■ Problem to work on:
From the very first line of the data to the line containing "from matplotlib.lines import Line2D", retype everything exactly, leaving the pictures behind.

-- START Input --

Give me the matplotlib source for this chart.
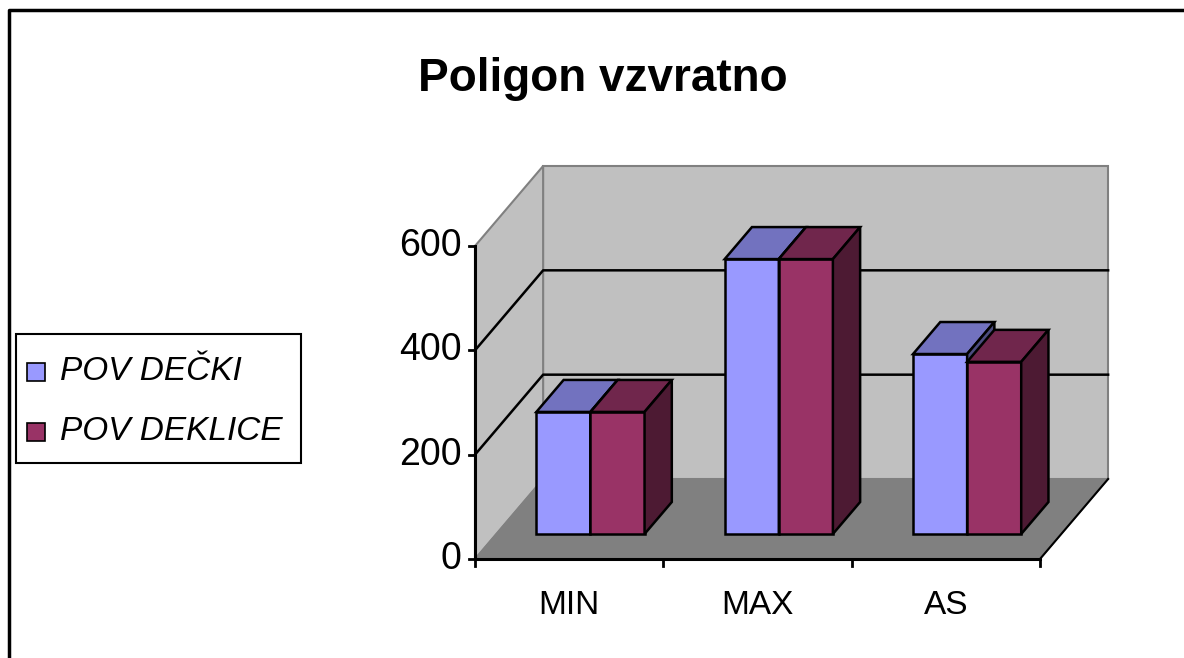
import matplotlib
matplotlib.use("Agg")
import matplotlib.pyplot as plt
from matplotlib.patches import Polygon, Rectangle
from matplotlib.lines import Line2D

categories = ["MIN", "MAX", "AS"]
series_names = ["POV DEČKI", "POV DEKLICE"]
decki = [234, 527, 345]
deklice = [234, 527, 330]
yticks = [0, 200, 400, 600]

fonts = ['Liberation Sans Narrow', 'Liberation Sans', 'DejaVu Sans']

front_cols = ["#9999FF", "#993366"]
top_cols = ["#7272BF", "#70264C"]
side_cols = ["#4C4C80", "#4D1A33"]

W, H = 1184, 658
fig = plt.figure(figsize=(W / 100, H / 100), dpi=100)
# front plot region in pixels: x 475..1040, y 246..559
ax = fig.add_axes([475 / W, (H - 559) / H, 565 / W, 313 / H])
ax.set_xlim(0, 3)
ax.set_ylim(0, 600)
ax.axis("off")

# depth vector (full depth of the box) in data units
DX = 68 / 188
DY = 80 / 313 * 600
z0, zd = 0.3125, 0.40
gap, bw = 40 / 188, 54 / 188
ymax = 600


def poly(pts, fc, ec="none", lw=1.0, z=1):
    ax.add_patch(Polygon(pts, closed=True, facecolor=fc, edgecolor=ec,
                         linewidth=lw, zorder=z, clip_on=False,
                         joinstyle="miter"))


n = len(categories)
# walls
poly([(DX, DY), (n + DX, DY), (n + DX, ymax + DY), (DX, ymax + DY)],
     "#C0C0C0", "#808080", 1.5, 1)
poly([(0, 0), (DX, DY), (DX, ymax + DY), (0, ymax)], "#C0C0C0", "#808080", 1.5, 1)
poly([(0, 0), (n, 0), (n + DX, DY), (DX, DY)], "#808080", "#808080", 1.0, 1)

# gridlines
for v in yticks[1:-1]:
    ax.plot([0, DX, n + DX], [v, v + DY, v + DY], color="black", lw=1.8,
            zorder=2, clip_on=False)

# floor right edge
ax.plot([n, n + DX], [0, DY], color="black", lw=1.5, zorder=2, clip_on=False)

# bars
for i in range(n):
    vals = [decki[i], deklice[i]]
    for s in range(2):
        h = vals[s]
        x0 = i + gap + s * bw + z0 * DX
        x1 = x0 + bw
        yb = z0 * DY
        ox, oy = zd * DX, zd * DY
        zz = 5 + i * 2 + s
        # front
        poly([(x0, yb), (x1, yb), (x1, yb + h), (x0, yb + h)], front_cols[s],
             "black", 1.8, zz)
        # top
        poly([(x0, yb + h), (x1, yb + h), (x1 + ox, yb + h + oy), (x0 + ox, yb + h + oy)],
             top_cols[s], "black", 1.8, zz)
        # side
        poly([(x1, yb), (x1 + ox, yb + oy), (x1 + ox, yb + h + oy), (x1, yb + h)],
             side_cols[s], "black", 1.8, zz)

# axes lines and ticks
ax.plot([0, n], [0, 0], color="black", lw=2.2, zorder=3, clip_on=False)
ax.plot([0, 0], [0, ymax], color="black", lw=2.2, zorder=3, clip_on=False)
tx = 6 / 188
for v in yticks:
    ax.plot([-tx, 0], [v, v], color="black", lw=2, zorder=3, clip_on=False)
    ax.text(-0.07, v, str(v), ha="right", va="center", fontsize=27,
            family=fonts)
ty = 14
for i in range(n + 1):
    ax.plot([i, i], [0, -ty], color="black", lw=2, zorder=3, clip_on=False)
for i, c in enumerate(categories):
    ax.text(i + 0.5, -90, c, ha="center", va="center", fontsize=24,
            family=fonts)

# title
fig.text(603 / W, 1 - 79 / H, "Poligon vzvratno", ha="center", va="center",
         fontsize=33, fontweight="bold", family=fonts)

# legend (drawn by hand to match the box)
fig.add_artist(Rectangle((16 / W, 1 - 463 / H), 285 / W, 129 / H,
                         transform=fig.transFigure, facecolor="white",
                         edgecolor="black", linewidth=1.5))
leg_y = [372, 432]
for k, name in enumerate(series_names):
    yc = leg_y[k]
    fig.add_artist(Rectangle((27 / W, 1 - (yc + 9) / H), 18 / W, 18 / H,
                             transform=fig.transFigure,
                             facecolor=front_cols[k], edgecolor="black",
                             linewidth=1.2))
    fig.text(60 / W, 1 - yc / H, name, ha="left", va="center", fontsize=24,
             style="italic", family=fonts)

# outer frame (top and left edges)
fig.add_artist(Line2D([9 / W, 9 / W, 1], [0, 1 - 10 / H, 1 - 10 / H],
                      transform=fig.transFigure, color="black", lw=2.5))

fig.savefig("out.png", dpi=100)
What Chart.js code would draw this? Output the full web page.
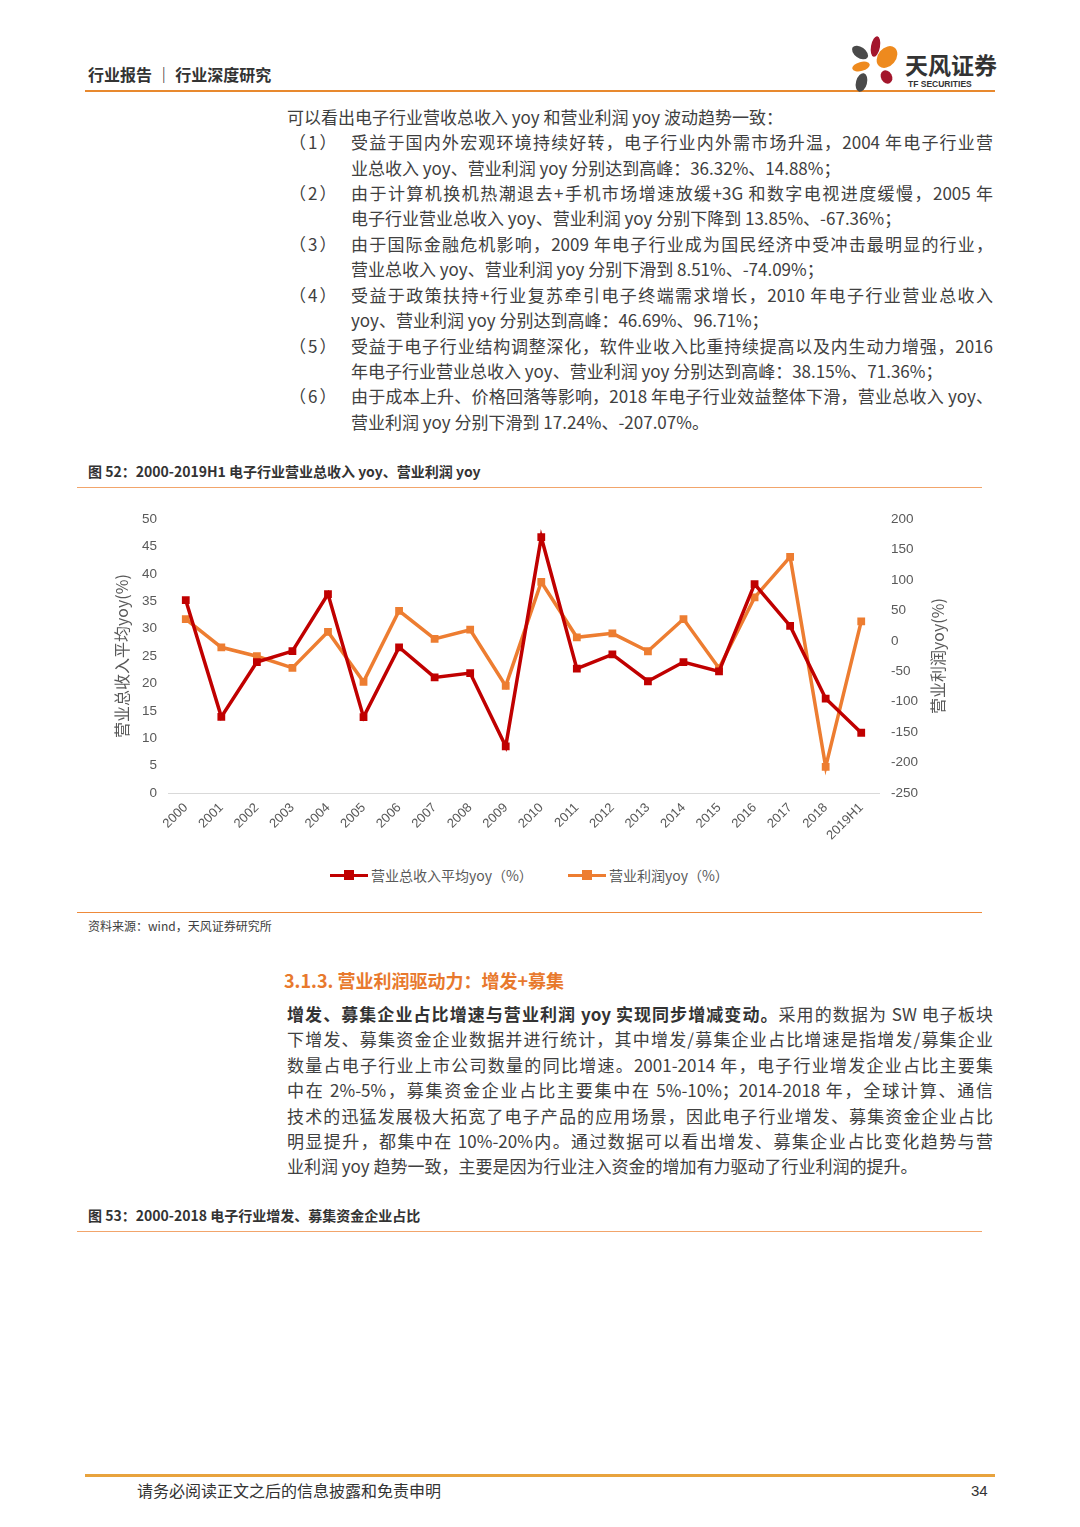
<!DOCTYPE html>
<html>
<head>
<meta charset="utf-8">
<script src="https://cdn.jsdelivr.net/npm/chart.js@4.4.1/dist/chart.umd.min.js"></script>
<style>
  html, body { margin:0; padding:0; background:#fff; }
  body { width:1080px; height:1527px; position:relative; overflow:hidden;
         font-family:"Noto Sans CJK SC","Noto Sans",sans-serif; color:#404040; }
  .abs { position:absolute; white-space:nowrap; line-height:1.2; }
  .line { position:absolute; height:26px; line-height:26px; font-size:17px; white-space:nowrap; }
  .num { letter-spacing:2px; }
  .just { text-align:justify; text-align-last:justify; }
  .rule { position:absolute; height:0; }
  .petal { position:absolute; border-radius:50%; }
  #chartBox { position:absolute; left:100px; top:499px; width:860px; height:360px; }
  .leg { position:absolute; top:864px; height:22px; line-height:22px; font-size:14px; color:#595959; }
  .leg i { position:absolute; top:10px; height:3px; width:38px; }
  .leg b { position:absolute; top:6px; width:10px; height:10px; }
</style>
</head>
<body>

<!-- header -->
<div class="abs" style="left:88px;top:65px;font-size:16px;font-weight:bold;color:#333;">行业报告 ｜ 行业深度研究</div>
<div class="rule" style="left:85px;top:90px;width:910px;border-top:2px solid #E8892E;"></div>
<div class="petal" style="left:871px;top:36px;width:9px;height:21px;background:#A3162C;transform:rotate(10deg);"></div>
<div class="petal" style="left:851px;top:47px;width:18px;height:11px;background:#4A4A4A;transform:rotate(35deg);"></div>
<div class="petal" style="left:878px;top:45px;width:18px;height:24px;background:#EE8A1E;transform:rotate(40deg);"></div>
<div class="petal" style="left:852px;top:62px;width:18px;height:9px;background:#EE8A1E;transform:rotate(-15deg);"></div>
<div class="petal" style="left:881px;top:70px;width:11px;height:14px;background:#A3162C;transform:rotate(-30deg);"></div>
<div class="petal" style="left:856px;top:73px;width:11px;height:19px;background:#4A4A4A;transform:rotate(15deg);"></div>
<div class="abs" style="left:905px;top:51px;font-size:23px;line-height:26px;font-weight:bold;color:#333;">天风证券</div>
<div class="abs" style="left:908px;top:79px;font-size:8.5px;line-height:10px;font-weight:bold;color:#333;font-family:'Liberation Sans',sans-serif;">TF SECURITIES</div>

<!-- first paragraph -->
<div class="line" style="left:287px;top:104px;">可以看出电子行业营收总收入 yoy 和营业利润 yoy 波动趋势一致：</div>
<div class="line num" style="left:289px;top:129px;">（1）</div>
<div class="line just" style="left:351px;top:129px;width:642px;">受益于国内外宏观环境持续好转，电子行业内外需市场升温，2004 年电子行业营</div>
<div class="line" style="left:351px;top:155px;">业总收入 yoy、营业利润 yoy 分别达到高峰：36.32%、14.88%；</div>
<div class="line num" style="left:289px;top:180px;">（2）</div>
<div class="line just" style="left:351px;top:180px;width:642px;">由于计算机换机热潮退去+手机市场增速放缓+3G 和数字电视进度缓慢，2005 年</div>
<div class="line" style="left:351px;top:205px;">电子行业营业总收入 yoy、营业利润 yoy 分别下降到 13.85%、-67.36%；</div>
<div class="line num" style="left:289px;top:231px;">（3）</div>
<div class="line just" style="left:351px;top:231px;width:642px;">由于国际金融危机影响，2009 年电子行业成为国民经济中受冲击最明显的行业，</div>
<div class="line" style="left:351px;top:256px;">营业总收入 yoy、营业利润 yoy 分别下滑到 8.51%、-74.09%；</div>
<div class="line num" style="left:289px;top:282px;">（4）</div>
<div class="line just" style="left:351px;top:282px;width:642px;">受益于政策扶持+行业复苏牵引电子终端需求增长，2010 年电子行业营业总收入</div>
<div class="line" style="left:351px;top:307px;">yoy、营业利润 yoy 分别达到高峰：46.69%、96.71%；</div>
<div class="line num" style="left:289px;top:333px;">（5）</div>
<div class="line just" style="left:351px;top:333px;width:642px;">受益于电子行业结构调整深化，软件业收入比重持续提高以及内生动力增强，2016</div>
<div class="line" style="left:351px;top:358px;">年电子行业营业总收入 yoy、营业利润 yoy 分别达到高峰：38.15%、71.36%；</div>
<div class="line num" style="left:289px;top:383px;">（6）</div>
<div class="line just" style="left:351px;top:383px;width:642px;">由于成本上升、价格回落等影响，2018 年电子行业效益整体下滑，营业总收入 yoy、</div>
<div class="line" style="left:351px;top:409px;">营业利润 yoy 分别下滑到 17.24%、-207.07%。</div>

<!-- figure 52 -->
<div class="abs" style="left:88px;top:463px;font-size:14px;font-weight:bold;color:#333;">图 52：2000-2019H1 电子行业营业总收入 yoy、营业利润 yoy</div>
<div class="rule" style="left:77px;top:487px;width:905px;border-top:1px solid #F2A56B;"></div>

<div id="chartBox"><canvas id="chart" width="860" height="360"></canvas></div>

<div class="leg" style="left:330px;width:220px;"><i style="left:0;background:#C00000;"></i><b style="left:14px;background:#C00000;"></b><span style="position:absolute;left:41px;">营业总收入平均yoy（%）</span></div>
<div class="leg" style="left:568px;width:180px;"><i style="left:0;background:#ED7D31;"></i><b style="left:14px;background:#ED7D31;"></b><span style="position:absolute;left:41px;">营业利润yoy（%）</span></div>

<div class="rule" style="left:77px;top:912px;width:905px;border-top:1px solid #EE8A3A;"></div>
<div class="abs" style="left:88px;top:919px;font-size:12px;color:#404040;">资料来源：wind，天风证券研究所</div>

<!-- section 3.1.3 -->
<div class="abs" style="left:284px;top:970px;font-size:18px;font-weight:bold;color:#E8792D;">3.1.3. 营业利润驱动力：增发+募集</div>

<div class="line just" style="left:287px;top:1001px;width:706px;"><span style="font-weight:bold;color:#333;">增发、募集企业占比增速与营业利润 yoy 实现同步增减变动。</span>采用的数据为 SW 电子板块</div>
<div class="line just" style="left:287px;top:1026px;width:706px;">下增发、募集资金企业数据并进行统计，其中增发/募集企业占比增速是指增发/募集企业</div>
<div class="line just" style="left:287px;top:1052px;width:706px;">数量占电子行业上市公司数量的同比增速。2001-2014 年，电子行业增发企业占比主要集</div>
<div class="line just" style="left:287px;top:1077px;width:706px;">中在 2%-5%，募集资金企业占比主要集中在 5%-10%；2014-2018 年，全球计算、通信</div>
<div class="line just" style="left:287px;top:1103px;width:706px;">技术的迅猛发展极大拓宽了电子产品的应用场景，因此电子行业增发、募集资金企业占比</div>
<div class="line just" style="left:287px;top:1128px;width:706px;">明显提升，都集中在 10%-20%内。通过数据可以看出增发、募集企业占比变化趋势与营</div>
<div class="line" style="left:287px;top:1153px;">业利润 yoy 趋势一致，主要是因为行业注入资金的增加有力驱动了行业利润的提升。</div>

<!-- figure 53 -->
<div class="abs" style="left:88px;top:1207px;font-size:14px;font-weight:bold;color:#333;">图 53：2000-2018 电子行业增发、募集资金企业占比</div>
<div class="rule" style="left:77px;top:1231px;width:905px;border-top:1px solid #F2A56B;"></div>

<!-- footer -->
<div class="rule" style="left:85px;top:1474px;width:910px;border-top:3px solid #E8A33D;"></div>
<div class="abs" style="left:137px;top:1481px;font-size:16px;color:#333;">请务必阅读正文之后的信息披露和免责申明</div>
<div class="abs" style="left:971px;top:1482px;font-size:15px;color:#333;font-family:'Liberation Sans',sans-serif;">34</div>

<script>
// categories and series
const years = ['2000','2001','2002','2003','2004','2005','2006','2007','2008','2009',
               '2010','2011','2012','2013','2014','2015','2016','2017','2018','2019H1'];
const revenueYoy = [35.2, 13.9, 23.9, 25.9, 36.32, 13.85, 26.6, 21.1, 21.9, 8.51,
                    46.69, 22.7, 25.3, 20.4, 23.9, 22.2, 38.15, 30.5, 17.24, 11.0];
const profitYoy  = [35.8, -10.6, -25.3, -44.4, 14.88, -67.36, 49.4, 3.1, 18.3, -74.09,
                    96.71, 5.8, 12.3, -17.1, 35.8, -45.0, 71.36, 137.8, -207.07, 32.0];
const leftTitle  = '营业总收入平均yoy(%)';
const rightTitle = '营业利润yoy(%)';

const RED = '#C00000', ORANGE = '#ED7D31', GREY = '#595959';
const tickFont = { family:'"Liberation Sans", Arial, sans-serif', size:13.5 };

// draw both axis titles rotated bottom-to-top
const axisTitles = {
  id: 'axisTitles',
  afterDraw(chart) {
    const ctx = chart.ctx, a = chart.chartArea;
    const cy = (a.top + a.bottom) / 2;
    ctx.save();
    ctx.fillStyle = GREY;
    ctx.font = '16px "Noto Sans CJK SC", sans-serif';
    ctx.textAlign = 'center';
    ctx.textBaseline = 'middle';
    [[22, leftTitle], [838, rightTitle]].forEach(function(t){
      ctx.save();
      ctx.translate(t[0], cy);
      ctx.rotate(-Math.PI / 2);
      ctx.fillText(t[1], 0, 0);
      ctx.restore();
    });
    ctx.restore();
  }
};

new Chart(document.getElementById('chart'), {
  type: 'line',
  data: {
    labels: years,
    datasets: [
      { label:'营业总收入平均yoy（%）', data: revenueYoy, yAxisID:'y',
        borderColor:RED, backgroundColor:RED, borderWidth:3.5,
        pointStyle:'rect', pointRadius:5.5, pointBorderWidth:0, tension:0 },
      { label:'营业利润yoy（%）', data: profitYoy, yAxisID:'y1',
        borderColor:ORANGE, backgroundColor:ORANGE, borderWidth:3.5,
        pointStyle:'rect', pointRadius:5.5, pointBorderWidth:0, tension:0 }
    ]
  },
  options: {
    responsive:false,
    animation:false,
    devicePixelRatio:1,
    layout:{ padding:{ top:7, left:0, right:0, bottom:0 } },
    plugins:{ legend:{ display:false }, tooltip:{ enabled:false } },
    scales:{
      x:{
        offset:true,
        grid:{ display:false, drawTicks:false },
        border:{ display:true, color:'#D9D9D9', width:1 },
        ticks:{ color:GREY, font:{ family:tickFont.family, size:13 }, autoSkip:false,
                minRotation:45, maxRotation:45, padding:7 },
        afterFit(s){ s.height = 66; }
      },
      y:{
        position:'left', min:0, max:50,
        grid:{ display:false, drawTicks:false }, border:{ display:false },
        ticks:{ stepSize:5, color:GREY, font:tickFont, padding:11 },
        afterFit(s){ s.width = 68; }
      },
      y1:{
        position:'right', min:-250, max:200,
        grid:{ display:false, drawTicks:false }, border:{ display:false },
        ticks:{ stepSize:50, color:GREY, font:tickFont, padding:12 },
        afterFit(s){ s.width = 81; }
      }
    }
  },
  plugins:[axisTitles]
});
</script>
</body>
</html>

-- END Input --

■ Exercise answer:
Give me the matplotlib source for this chart.
import matplotlib
matplotlib.use("Agg")
import matplotlib.pyplot as plt
from matplotlib.patches import Polygon, Rectangle
from matplotlib.lines import Line2D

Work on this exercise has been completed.